» **Work to complete**: Will you output the entries below exactly, skipping every image they contain?

Charts and diagrams as code:
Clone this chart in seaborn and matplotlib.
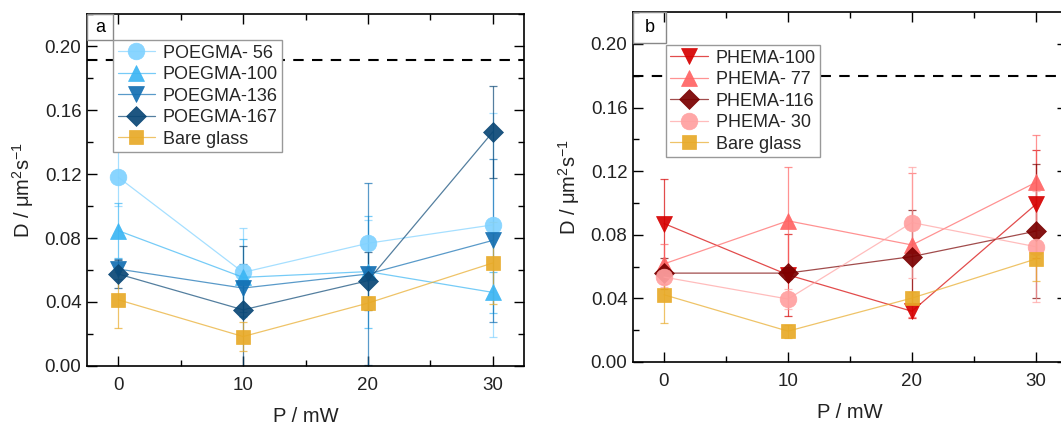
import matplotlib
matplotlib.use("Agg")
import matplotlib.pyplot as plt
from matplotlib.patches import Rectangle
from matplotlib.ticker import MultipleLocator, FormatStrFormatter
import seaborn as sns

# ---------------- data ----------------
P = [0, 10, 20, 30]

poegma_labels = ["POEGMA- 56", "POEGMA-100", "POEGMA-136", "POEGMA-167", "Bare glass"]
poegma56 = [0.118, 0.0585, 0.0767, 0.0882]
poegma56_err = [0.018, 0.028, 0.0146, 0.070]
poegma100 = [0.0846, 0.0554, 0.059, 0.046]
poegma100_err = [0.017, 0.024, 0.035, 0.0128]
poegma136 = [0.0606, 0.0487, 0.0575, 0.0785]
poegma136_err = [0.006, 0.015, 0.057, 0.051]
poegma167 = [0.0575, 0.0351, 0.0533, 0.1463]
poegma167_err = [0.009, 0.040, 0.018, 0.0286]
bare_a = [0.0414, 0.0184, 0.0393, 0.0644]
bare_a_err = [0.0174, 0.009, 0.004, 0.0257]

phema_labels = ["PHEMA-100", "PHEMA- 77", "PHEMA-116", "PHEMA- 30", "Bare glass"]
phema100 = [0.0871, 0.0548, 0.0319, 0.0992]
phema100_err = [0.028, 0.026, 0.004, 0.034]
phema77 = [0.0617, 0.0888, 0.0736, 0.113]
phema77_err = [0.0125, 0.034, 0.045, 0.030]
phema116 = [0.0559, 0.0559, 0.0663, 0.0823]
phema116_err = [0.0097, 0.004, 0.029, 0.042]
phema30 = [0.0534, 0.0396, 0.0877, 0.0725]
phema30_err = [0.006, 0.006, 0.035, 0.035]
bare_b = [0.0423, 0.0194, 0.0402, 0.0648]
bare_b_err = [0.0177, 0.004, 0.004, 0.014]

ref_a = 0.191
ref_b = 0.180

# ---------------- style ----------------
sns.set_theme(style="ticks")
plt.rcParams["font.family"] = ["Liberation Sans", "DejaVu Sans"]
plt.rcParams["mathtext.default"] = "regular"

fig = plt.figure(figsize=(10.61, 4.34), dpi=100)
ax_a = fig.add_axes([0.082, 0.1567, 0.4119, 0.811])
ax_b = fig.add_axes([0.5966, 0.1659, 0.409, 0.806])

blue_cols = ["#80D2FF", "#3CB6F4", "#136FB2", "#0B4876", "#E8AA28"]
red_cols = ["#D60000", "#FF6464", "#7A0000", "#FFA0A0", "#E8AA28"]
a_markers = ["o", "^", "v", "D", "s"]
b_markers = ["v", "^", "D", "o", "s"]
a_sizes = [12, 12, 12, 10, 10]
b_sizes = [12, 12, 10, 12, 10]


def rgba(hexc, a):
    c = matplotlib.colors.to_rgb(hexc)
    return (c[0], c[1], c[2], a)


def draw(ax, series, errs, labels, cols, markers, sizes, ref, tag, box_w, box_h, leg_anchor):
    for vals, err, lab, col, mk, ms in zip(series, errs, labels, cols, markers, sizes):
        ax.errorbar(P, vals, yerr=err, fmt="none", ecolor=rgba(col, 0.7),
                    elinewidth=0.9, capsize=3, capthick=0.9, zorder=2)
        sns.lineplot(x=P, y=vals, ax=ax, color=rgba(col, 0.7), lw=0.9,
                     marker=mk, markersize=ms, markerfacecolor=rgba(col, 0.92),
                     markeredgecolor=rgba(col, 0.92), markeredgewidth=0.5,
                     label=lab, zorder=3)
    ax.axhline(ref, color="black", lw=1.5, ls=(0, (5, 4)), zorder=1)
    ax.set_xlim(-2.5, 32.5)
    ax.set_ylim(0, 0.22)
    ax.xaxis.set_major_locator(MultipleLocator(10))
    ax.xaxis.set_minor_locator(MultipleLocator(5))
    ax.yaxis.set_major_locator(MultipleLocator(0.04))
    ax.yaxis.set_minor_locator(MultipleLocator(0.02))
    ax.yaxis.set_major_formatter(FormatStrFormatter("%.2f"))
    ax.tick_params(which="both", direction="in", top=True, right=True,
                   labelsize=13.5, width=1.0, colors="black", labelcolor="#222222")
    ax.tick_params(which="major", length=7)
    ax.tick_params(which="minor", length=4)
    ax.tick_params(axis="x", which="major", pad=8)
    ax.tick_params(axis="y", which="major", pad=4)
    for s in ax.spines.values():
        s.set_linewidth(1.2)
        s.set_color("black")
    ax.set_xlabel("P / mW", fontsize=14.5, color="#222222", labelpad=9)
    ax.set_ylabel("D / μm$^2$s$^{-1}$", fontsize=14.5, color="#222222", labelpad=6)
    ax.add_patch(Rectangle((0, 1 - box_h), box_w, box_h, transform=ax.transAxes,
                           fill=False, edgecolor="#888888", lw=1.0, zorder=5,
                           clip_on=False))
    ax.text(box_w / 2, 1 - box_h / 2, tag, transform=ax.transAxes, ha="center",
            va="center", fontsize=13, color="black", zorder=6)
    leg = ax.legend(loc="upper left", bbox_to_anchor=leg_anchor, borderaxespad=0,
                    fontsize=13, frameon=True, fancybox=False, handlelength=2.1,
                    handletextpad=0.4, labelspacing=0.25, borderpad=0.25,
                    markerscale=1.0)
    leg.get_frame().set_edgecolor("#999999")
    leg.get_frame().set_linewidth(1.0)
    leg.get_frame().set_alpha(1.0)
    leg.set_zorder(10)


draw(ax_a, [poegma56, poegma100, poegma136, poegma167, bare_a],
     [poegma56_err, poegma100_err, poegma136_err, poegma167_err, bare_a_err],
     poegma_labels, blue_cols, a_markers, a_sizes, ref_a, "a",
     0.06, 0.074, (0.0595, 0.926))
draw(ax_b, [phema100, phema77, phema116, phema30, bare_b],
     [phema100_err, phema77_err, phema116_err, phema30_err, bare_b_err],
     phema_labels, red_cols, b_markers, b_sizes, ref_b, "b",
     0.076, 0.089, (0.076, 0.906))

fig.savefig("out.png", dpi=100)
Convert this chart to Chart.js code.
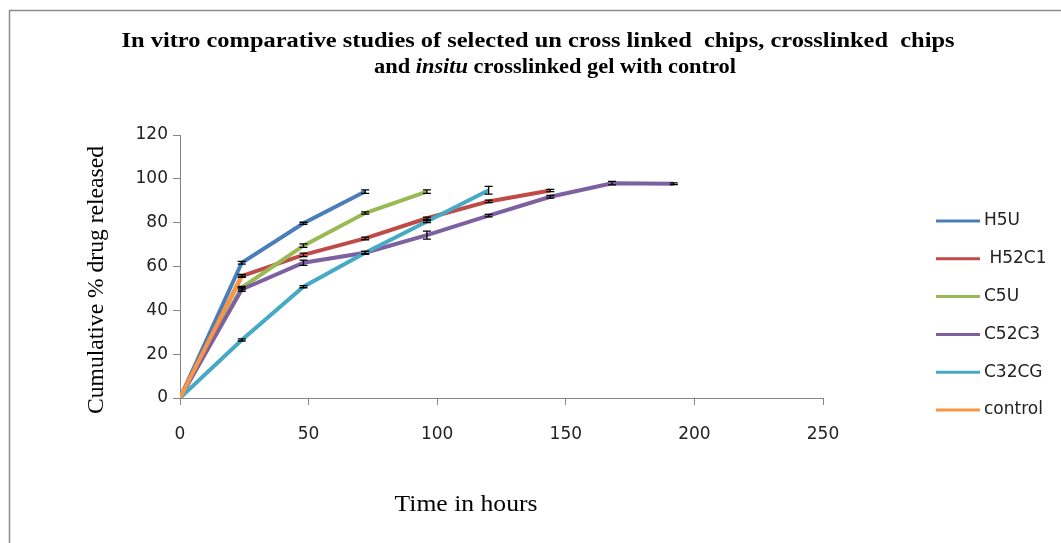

» **Final result**:
Clone this chart in seaborn and matplotlib.
import matplotlib
matplotlib.use("Agg")
import matplotlib.pyplot as plt
from matplotlib.patches import Rectangle
from matplotlib.ticker import MultipleLocator, FormatStrFormatter
import seaborn as sns

# ---------------- data ----------------
P = [0, 10, 20, 30]

poegma_labels = ["POEGMA- 56", "POEGMA-100", "POEGMA-136", "POEGMA-167", "Bare glass"]
poegma56 = [0.118, 0.0585, 0.0767, 0.0882]
poegma56_err = [0.018, 0.028, 0.0146, 0.070]
poegma100 = [0.0846, 0.0554, 0.059, 0.046]
poegma100_err = [0.017, 0.024, 0.035, 0.0128]
poegma136 = [0.0606, 0.0487, 0.0575, 0.0785]
poegma136_err = [0.006, 0.015, 0.057, 0.051]
poegma167 = [0.0575, 0.0351, 0.0533, 0.1463]
poegma167_err = [0.009, 0.040, 0.018, 0.0286]
bare_a = [0.0414, 0.0184, 0.0393, 0.0644]
bare_a_err = [0.0174, 0.009, 0.004, 0.0257]

phema_labels = ["PHEMA-100", "PHEMA- 77", "PHEMA-116", "PHEMA- 30", "Bare glass"]
phema100 = [0.0871, 0.0548, 0.0319, 0.0992]
phema100_err = [0.028, 0.026, 0.004, 0.034]
phema77 = [0.0617, 0.0888, 0.0736, 0.113]
phema77_err = [0.0125, 0.034, 0.045, 0.030]
phema116 = [0.0559, 0.0559, 0.0663, 0.0823]
phema116_err = [0.0097, 0.004, 0.029, 0.042]
phema30 = [0.0534, 0.0396, 0.0877, 0.0725]
phema30_err = [0.006, 0.006, 0.035, 0.035]
bare_b = [0.0423, 0.0194, 0.0402, 0.0648]
bare_b_err = [0.0177, 0.004, 0.004, 0.014]

ref_a = 0.191
ref_b = 0.180

# ---------------- style ----------------
sns.set_theme(style="ticks")
plt.rcParams["font.family"] = ["Liberation Sans", "DejaVu Sans"]
plt.rcParams["mathtext.default"] = "regular"

fig = plt.figure(figsize=(10.61, 4.34), dpi=100)
ax_a = fig.add_axes([0.082, 0.1567, 0.4119, 0.811])
ax_b = fig.add_axes([0.5966, 0.1659, 0.409, 0.806])

blue_cols = ["#80D2FF", "#3CB6F4", "#136FB2", "#0B4876", "#E8AA28"]
red_cols = ["#D60000", "#FF6464", "#7A0000", "#FFA0A0", "#E8AA28"]
a_markers = ["o", "^", "v", "D", "s"]
b_markers = ["v", "^", "D", "o", "s"]
a_sizes = [12, 12, 12, 10, 10]
b_sizes = [12, 12, 10, 12, 10]


def rgba(hexc, a):
    c = matplotlib.colors.to_rgb(hexc)
    return (c[0], c[1], c[2], a)


def draw(ax, series, errs, labels, cols, markers, sizes, ref, tag, box_w, box_h, leg_anchor):
    for vals, err, lab, col, mk, ms in zip(series, errs, labels, cols, markers, sizes):
        ax.errorbar(P, vals, yerr=err, fmt="none", ecolor=rgba(col, 0.7),
                    elinewidth=0.9, capsize=3, capthick=0.9, zorder=2)
        sns.lineplot(x=P, y=vals, ax=ax, color=rgba(col, 0.7), lw=0.9,
                     marker=mk, markersize=ms, markerfacecolor=rgba(col, 0.92),
                     markeredgecolor=rgba(col, 0.92), markeredgewidth=0.5,
                     label=lab, zorder=3)
    ax.axhline(ref, color="black", lw=1.5, ls=(0, (5, 4)), zorder=1)
    ax.set_xlim(-2.5, 32.5)
    ax.set_ylim(0, 0.22)
    ax.xaxis.set_major_locator(MultipleLocator(10))
    ax.xaxis.set_minor_locator(MultipleLocator(5))
    ax.yaxis.set_major_locator(MultipleLocator(0.04))
    ax.yaxis.set_minor_locator(MultipleLocator(0.02))
    ax.yaxis.set_major_formatter(FormatStrFormatter("%.2f"))
    ax.tick_params(which="both", direction="in", top=True, right=True,
                   labelsize=13.5, width=1.0, colors="black", labelcolor="#222222")
    ax.tick_params(which="major", length=7)
    ax.tick_params(which="minor", length=4)
    ax.tick_params(axis="x", which="major", pad=8)
    ax.tick_params(axis="y", which="major", pad=4)
    for s in ax.spines.values():
        s.set_linewidth(1.2)
        s.set_color("black")
    ax.set_xlabel("P / mW", fontsize=14.5, color="#222222", labelpad=9)
    ax.set_ylabel("D / μm$^2$s$^{-1}$", fontsize=14.5, color="#222222", labelpad=6)
    ax.add_patch(Rectangle((0, 1 - box_h), box_w, box_h, transform=ax.transAxes,
                           fill=False, edgecolor="#888888", lw=1.0, zorder=5,
                           clip_on=False))
    ax.text(box_w / 2, 1 - box_h / 2, tag, transform=ax.transAxes, ha="center",
            va="center", fontsize=13, color="black", zorder=6)
    leg = ax.legend(loc="upper left", bbox_to_anchor=leg_anchor, borderaxespad=0,
                    fontsize=13, frameon=True, fancybox=False, handlelength=2.1,
                    handletextpad=0.4, labelspacing=0.25, borderpad=0.25,
                    markerscale=1.0)
    leg.get_frame().set_edgecolor("#999999")
    leg.get_frame().set_linewidth(1.0)
    leg.get_frame().set_alpha(1.0)
    leg.set_zorder(10)


draw(ax_a, [poegma56, poegma100, poegma136, poegma167, bare_a],
     [poegma56_err, poegma100_err, poegma136_err, poegma167_err, bare_a_err],
     poegma_labels, blue_cols, a_markers, a_sizes, ref_a, "a",
     0.06, 0.074, (0.0595, 0.926))
draw(ax_b, [phema100, phema77, phema116, phema30, bare_b],
     [phema100_err, phema77_err, phema116_err, phema30_err, bare_b_err],
     phema_labels, red_cols, b_markers, b_sizes, ref_b, "b",
     0.076, 0.089, (0.076, 0.906))

fig.savefig("out.png", dpi=100)
Convert this chart to Chart.js code.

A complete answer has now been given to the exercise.